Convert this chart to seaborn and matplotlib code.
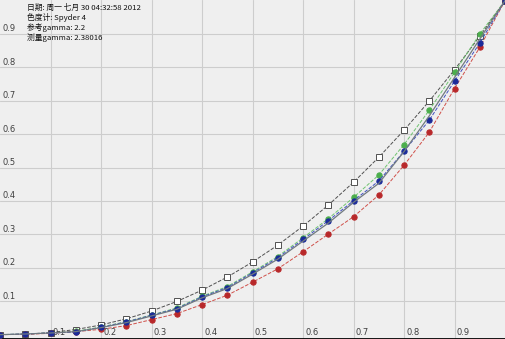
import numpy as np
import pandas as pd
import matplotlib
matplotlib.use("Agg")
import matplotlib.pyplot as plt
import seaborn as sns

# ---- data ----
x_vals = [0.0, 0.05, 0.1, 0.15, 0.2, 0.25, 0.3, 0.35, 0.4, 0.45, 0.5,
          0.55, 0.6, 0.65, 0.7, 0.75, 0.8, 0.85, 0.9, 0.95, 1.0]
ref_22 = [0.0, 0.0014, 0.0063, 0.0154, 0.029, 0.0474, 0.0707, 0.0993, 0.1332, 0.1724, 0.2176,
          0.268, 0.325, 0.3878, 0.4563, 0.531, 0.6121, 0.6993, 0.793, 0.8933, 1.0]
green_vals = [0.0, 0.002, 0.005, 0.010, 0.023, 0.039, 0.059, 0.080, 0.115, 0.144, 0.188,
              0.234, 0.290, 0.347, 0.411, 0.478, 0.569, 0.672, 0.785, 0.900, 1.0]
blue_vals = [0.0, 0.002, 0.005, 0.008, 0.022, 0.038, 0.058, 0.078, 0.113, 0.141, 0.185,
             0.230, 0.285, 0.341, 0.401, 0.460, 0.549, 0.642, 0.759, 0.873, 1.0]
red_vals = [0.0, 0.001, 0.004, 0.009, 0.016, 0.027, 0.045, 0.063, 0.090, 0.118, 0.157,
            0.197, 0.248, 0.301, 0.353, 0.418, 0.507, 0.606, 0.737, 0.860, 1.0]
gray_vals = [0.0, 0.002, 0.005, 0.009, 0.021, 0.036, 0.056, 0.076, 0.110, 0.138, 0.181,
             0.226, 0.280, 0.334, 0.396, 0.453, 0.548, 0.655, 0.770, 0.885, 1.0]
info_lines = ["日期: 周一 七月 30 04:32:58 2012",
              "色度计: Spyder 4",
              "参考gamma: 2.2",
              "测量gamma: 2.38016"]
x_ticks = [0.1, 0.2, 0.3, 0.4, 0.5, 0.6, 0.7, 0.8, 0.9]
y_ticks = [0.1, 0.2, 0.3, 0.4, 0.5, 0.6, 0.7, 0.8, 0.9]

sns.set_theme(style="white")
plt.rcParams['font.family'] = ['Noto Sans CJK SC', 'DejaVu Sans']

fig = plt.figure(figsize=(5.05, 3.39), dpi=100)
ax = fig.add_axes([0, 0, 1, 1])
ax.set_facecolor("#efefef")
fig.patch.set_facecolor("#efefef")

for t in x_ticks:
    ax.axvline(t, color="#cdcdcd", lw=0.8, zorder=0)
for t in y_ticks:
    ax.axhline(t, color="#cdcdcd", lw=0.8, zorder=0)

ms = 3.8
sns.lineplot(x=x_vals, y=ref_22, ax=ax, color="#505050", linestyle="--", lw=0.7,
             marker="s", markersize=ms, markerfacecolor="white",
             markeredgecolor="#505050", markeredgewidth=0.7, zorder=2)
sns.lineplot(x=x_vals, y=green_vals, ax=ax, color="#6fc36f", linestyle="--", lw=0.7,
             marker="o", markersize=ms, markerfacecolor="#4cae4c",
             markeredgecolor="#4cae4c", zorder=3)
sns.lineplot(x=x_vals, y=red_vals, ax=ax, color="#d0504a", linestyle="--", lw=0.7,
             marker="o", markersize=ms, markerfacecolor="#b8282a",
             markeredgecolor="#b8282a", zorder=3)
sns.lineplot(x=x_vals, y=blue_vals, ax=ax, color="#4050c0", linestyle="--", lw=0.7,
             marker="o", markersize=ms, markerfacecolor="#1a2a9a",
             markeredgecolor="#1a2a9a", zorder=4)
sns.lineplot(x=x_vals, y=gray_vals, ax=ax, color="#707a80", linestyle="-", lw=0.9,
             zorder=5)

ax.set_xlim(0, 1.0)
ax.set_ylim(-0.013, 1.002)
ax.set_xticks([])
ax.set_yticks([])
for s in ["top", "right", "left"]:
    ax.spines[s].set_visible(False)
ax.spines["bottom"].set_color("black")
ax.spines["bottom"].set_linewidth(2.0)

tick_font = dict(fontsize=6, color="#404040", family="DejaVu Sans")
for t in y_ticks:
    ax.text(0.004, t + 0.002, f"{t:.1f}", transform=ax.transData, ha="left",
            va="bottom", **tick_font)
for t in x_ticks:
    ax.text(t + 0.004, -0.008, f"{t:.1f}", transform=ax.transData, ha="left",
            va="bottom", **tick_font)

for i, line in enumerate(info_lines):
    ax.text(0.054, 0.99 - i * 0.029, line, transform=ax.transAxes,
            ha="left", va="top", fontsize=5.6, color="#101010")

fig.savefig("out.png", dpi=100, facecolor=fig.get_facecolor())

THE TASK. Reproduce only the lines from the beginning of the data through the line that contains "import seaborn as sns", both included, and please drop the pictures.

WORKED SOLUTION.
Convert this chart to seaborn and matplotlib code.
import numpy as np
import pandas as pd
import matplotlib
matplotlib.use("Agg")
import matplotlib.pyplot as plt
import seaborn as sns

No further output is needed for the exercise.